Other officials and business executives who attended included Foreign Affairs and International Trade minister Frederick Shava and his acting permanent secretary Rudo Faranisi, Industry and Commerce minister Sekai Nzenza and her permanent secretary Mavis Sibanda, ZimTrade chief executive Allan Majuru and his board chairperson Clara Mlambo, Hunyani managing director Wellington Dangarembizi, Bard chief executive Senziwani Sikhosana and Dubai International Chamber regional manager Khalid Al Ali, among others.
Ncube said exports are key to Zimbabwe’s economic vision and progress.
“This year’s conference is being held under the theme ‘Inclusive, Diversified, Connected’, which speaks to the need for us to be deliberately inclusive in developing and promoting trade, and to diversify our export basket as we build the economy and integrate through connecting with regional and global markets,” he said.
“Exports are, indeed, one of the key drivers of economic development and a major contributor to the attainment of our Vision 2030. The broad dictates of our national blueprint, the National Development Strategy 1 (NDS 1), are ‘to be a prosperous and empowered upper middle-income society by 2030, with job opportunities and a high quality of life’.
“The role played by exporters in this endeavour cannot be over-emphasised as they toil to bring in the much needed foreign currency, create jobs for our citizenry and set the pace for technological advancements. This is key to pursue industrialisation aimed at achieving a structurally balanced economy by the end of NDS 1.”
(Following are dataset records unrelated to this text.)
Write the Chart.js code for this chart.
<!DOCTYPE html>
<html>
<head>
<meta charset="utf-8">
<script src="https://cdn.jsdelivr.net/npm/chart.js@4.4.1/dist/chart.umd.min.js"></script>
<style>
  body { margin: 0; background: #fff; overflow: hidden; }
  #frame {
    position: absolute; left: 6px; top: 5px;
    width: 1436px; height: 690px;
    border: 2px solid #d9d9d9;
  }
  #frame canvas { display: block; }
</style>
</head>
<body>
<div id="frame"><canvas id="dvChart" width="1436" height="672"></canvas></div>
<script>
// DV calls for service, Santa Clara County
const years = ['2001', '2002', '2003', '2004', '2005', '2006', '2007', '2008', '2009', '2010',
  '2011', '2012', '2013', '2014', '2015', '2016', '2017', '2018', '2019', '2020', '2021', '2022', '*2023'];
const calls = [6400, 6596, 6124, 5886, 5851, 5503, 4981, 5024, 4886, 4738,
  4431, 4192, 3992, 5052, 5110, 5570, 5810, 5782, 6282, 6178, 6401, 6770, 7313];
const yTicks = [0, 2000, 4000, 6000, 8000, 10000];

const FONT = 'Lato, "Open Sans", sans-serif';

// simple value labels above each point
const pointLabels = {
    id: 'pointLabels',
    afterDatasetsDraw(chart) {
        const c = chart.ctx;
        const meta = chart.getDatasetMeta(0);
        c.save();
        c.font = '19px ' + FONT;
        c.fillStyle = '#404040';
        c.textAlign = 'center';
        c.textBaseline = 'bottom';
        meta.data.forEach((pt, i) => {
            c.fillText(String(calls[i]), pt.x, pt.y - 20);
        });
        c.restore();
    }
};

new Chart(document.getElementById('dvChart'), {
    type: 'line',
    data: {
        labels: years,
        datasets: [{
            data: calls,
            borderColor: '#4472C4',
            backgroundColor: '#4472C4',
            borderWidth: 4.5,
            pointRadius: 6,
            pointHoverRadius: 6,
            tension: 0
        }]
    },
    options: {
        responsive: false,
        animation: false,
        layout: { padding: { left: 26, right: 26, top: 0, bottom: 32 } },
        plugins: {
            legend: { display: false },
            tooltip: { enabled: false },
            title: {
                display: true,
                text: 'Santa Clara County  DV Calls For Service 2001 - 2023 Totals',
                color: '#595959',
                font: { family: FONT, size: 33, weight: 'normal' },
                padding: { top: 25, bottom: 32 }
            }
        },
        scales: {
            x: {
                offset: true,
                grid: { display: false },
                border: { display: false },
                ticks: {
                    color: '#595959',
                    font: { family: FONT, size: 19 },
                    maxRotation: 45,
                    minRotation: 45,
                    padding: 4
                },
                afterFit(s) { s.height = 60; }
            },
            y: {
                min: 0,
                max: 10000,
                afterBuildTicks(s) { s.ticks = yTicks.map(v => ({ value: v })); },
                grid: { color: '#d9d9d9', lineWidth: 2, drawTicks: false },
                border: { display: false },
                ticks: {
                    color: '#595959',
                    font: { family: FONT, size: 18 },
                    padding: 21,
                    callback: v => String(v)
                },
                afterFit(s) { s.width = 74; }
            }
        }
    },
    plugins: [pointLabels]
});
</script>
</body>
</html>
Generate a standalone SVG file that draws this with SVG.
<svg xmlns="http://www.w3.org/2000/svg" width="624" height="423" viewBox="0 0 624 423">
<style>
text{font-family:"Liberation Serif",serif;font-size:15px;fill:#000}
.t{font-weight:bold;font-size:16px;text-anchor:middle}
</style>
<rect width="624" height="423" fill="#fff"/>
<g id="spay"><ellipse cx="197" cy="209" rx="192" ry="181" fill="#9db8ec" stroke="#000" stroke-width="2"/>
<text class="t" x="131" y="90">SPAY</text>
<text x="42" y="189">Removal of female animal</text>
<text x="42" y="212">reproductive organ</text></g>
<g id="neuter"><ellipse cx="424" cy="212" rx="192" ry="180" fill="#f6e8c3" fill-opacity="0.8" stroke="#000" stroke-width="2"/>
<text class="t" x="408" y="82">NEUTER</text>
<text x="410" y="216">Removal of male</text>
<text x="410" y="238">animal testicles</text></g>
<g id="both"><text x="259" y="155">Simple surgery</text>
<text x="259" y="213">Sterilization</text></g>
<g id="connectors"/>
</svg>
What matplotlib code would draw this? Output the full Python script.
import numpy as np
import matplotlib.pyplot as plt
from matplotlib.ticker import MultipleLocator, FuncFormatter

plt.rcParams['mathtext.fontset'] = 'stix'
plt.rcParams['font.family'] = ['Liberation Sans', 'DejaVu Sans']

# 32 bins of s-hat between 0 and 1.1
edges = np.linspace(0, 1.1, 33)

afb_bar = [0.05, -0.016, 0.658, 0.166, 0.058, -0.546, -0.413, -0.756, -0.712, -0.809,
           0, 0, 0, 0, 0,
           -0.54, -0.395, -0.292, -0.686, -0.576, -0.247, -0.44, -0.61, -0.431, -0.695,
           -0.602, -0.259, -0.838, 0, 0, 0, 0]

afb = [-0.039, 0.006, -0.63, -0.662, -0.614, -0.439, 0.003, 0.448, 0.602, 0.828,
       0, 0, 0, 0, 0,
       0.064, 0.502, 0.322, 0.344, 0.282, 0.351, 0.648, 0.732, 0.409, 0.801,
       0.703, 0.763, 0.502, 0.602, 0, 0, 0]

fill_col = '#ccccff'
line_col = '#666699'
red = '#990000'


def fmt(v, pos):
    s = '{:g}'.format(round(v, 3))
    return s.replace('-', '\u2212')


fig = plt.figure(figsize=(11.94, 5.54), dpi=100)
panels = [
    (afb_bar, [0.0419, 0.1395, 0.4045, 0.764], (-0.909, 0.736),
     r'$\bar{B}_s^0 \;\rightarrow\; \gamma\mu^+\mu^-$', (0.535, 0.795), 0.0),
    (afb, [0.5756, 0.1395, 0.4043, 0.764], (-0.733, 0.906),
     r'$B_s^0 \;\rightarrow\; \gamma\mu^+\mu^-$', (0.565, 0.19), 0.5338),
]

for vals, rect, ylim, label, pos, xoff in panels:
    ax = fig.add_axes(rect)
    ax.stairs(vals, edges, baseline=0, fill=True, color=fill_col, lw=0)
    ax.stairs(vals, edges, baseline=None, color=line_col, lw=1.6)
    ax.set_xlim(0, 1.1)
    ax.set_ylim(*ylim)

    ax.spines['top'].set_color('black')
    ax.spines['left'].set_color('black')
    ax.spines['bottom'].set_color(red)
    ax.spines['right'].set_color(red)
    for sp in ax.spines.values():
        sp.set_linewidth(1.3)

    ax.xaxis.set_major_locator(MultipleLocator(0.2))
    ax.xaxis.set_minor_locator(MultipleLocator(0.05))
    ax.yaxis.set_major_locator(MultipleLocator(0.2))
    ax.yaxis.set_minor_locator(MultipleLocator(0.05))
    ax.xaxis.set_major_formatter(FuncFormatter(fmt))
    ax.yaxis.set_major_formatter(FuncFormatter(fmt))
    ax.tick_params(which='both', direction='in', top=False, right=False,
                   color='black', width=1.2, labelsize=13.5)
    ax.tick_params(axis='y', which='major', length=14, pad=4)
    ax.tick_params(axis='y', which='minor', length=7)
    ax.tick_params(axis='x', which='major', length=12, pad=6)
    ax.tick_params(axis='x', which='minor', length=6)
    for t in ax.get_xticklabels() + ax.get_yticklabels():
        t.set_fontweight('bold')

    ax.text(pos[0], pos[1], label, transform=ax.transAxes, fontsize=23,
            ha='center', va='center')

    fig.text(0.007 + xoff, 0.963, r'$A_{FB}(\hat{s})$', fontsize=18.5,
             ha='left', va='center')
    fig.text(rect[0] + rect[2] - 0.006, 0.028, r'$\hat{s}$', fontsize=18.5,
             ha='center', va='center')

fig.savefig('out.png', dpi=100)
Ncube said exports last year grew by 37.3% to US$6 billion from US$4.39 billion in 2020. The government has set a US$7 billion exports target by 2023.
Shava said: “As you are aware, the main thrust of the National Trade Policy is to transform Zimbabwe from an exporter of raw commodities and semi-processed products, to an exporter of internationally competitive high value products. As we diversify our exports from commodities into high-value products, efforts will be made to ensure that all the country’s provinces are included and no-one is left behind in this development process.”
Nzenza said Zimbabwe cannot build a sustainable manufacturing sector or secure export network without value addition.
“As we strategise at government and private sector level, we must remain alive to the Africa Continental Free Trade Area and other market access opportunities in Sadc and Comesa region,” she said.
Majuru said innovation is critical to boosting exports.
“As we increase value addition, we also need to come up with new products that address current global changing consumer behaviour,” he said. In his address, Bussawah also spoke about Zimbabwe becoming a financial hub, Victoria Falls Offshore Financial Services Centre and the need for a Zimbabwe-Mauritius Business Council to promote business, trade and tourism, among other commercial activities between the two countries.
“Firstly, I am excited by plans to establish the Victoria Falls Offshore Financial Services Centre. If done right, this will be the first step towards establishing trust and attracting global finance, bank deposits and capital,” he said.
“Our experience is that money initially starts timid and doesn’t stay in the banks for long, but over time it eventually settles and then finds its way into the mainstream economy.” Bussawah added:
“Secondly, the establishment of the Victoria Falls Stock Exchange is a good move. We have no doubt the exchange will attract quality listings and significant capital. This is pre-emptive, but my institution is working on listing a foreign asset on the exchange.
“This will bring breadth, diversity and opportunity to the capital market, which would otherwise not be possible.
“A good foundation for these plans would be establishing a Mauritius-Zimbabwe Business Council with a joint secretariat of Mauritian and Zimbabwean businesspeople.
“This council can be created to provide companies in Mauritius and Zimbabwe a unique channel for information sharing, establishing partnerships, trading, and attracting foreign investment. The council will further help with advice on doing business in both countries.”
Mauritius boasts a track record of more than two decades in attracting cross-border business, investment and finance.
As an internationally recognised jurisdiction of major repute, it is home to international banks, legal firms, corporate services, investment funds and private equity funds. Zimbabwe has ambitions of doing the same, with Victoria Falls, the country’s premier tourist destination, being positioned to become its financial services hub.
Since its independence in 1968, Mauritius has successfully progressed from the sugar-based monoculture to a diversified economy that includes manufacturing, tourism, finance, and budding high-tech sector.
Its gross domestic product (GDP) has grown by more than 3.5% annually over the last 30 years. The Mauritian miracle resides on essentially two factors.
First, Mauritius embarked on reforms and adopted policies that led to a higher level of social cohesion, welfare and economic growth, while aiming at narrowing the level of inequality among its population.
Democratisation of the economy is spread in core sectors to provide free education, free transportation to school children and pensioners, as well as free health care.
This distinction of merging social and economic equity is an example that curbing inequality is not just a matter of social justice, but of economic performance.